Yes, I mentioned this. But I'd rather avoid doing a test for 10/25/100g devices on every EOI..

We could also set the VNET after the mbuf_count == 0 check, but I agree, we should not be calling on uninitialized objects.

void
tcp_lro_flush_all(struct lro_ctrl *lc)
{
        uint64_t seq;
        uint64_t nseq;
        unsigned x;

        CURVNET_SET(lc->ifp->if_vnet);

        /* check if no mbufs to flush */
        if (lc->lro_mbuf_count == 0)
                goto done;

In your patch you also need to remove tcp_lro_free() from under the IFCAP_LRO!

if (if_getcapabilities(ctx->ifc_ifp) & IFCAP_LRO)
        tcp_lro_free(&rxq->ifr_lc);

Now that we unconditionally allocate LRO resources, we must also unconditionally free them, as pointed out by Hans

In your patch you also need to remove tcp_lro_free() from under the IFCAP_LRO!

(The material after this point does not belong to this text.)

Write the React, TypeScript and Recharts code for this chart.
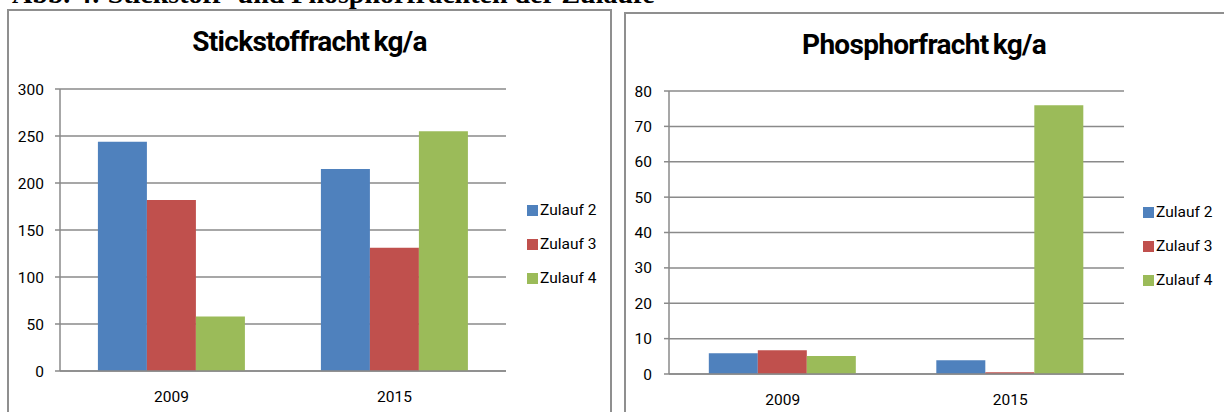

if (if_getcapabilities(ctx->ifc_ifp) & IFCAP_LRO)
        tcp_lro_free(&rxq->ifr_lc);

Done, thanks!

markj added inline comments.
sys/net/iflib.c
5938

It's possible, I think, that while handling an initialization error of some sort we'll call tcp_lro_free() on an uninitialized ifr_lc. That seems ok, tcp_lro_free() is idempotent and rxqs are zeroed at allocation time. It feels a bit fragile to rely on this, but I don't have any suggestions other than to add a is-lro-initialized flag to each rxq.

This revision was not accepted when it landed; it landed in state Needs Review.Apr 23 2021, 9:58 AM
This revision was automatically updated to reflect the committed changes.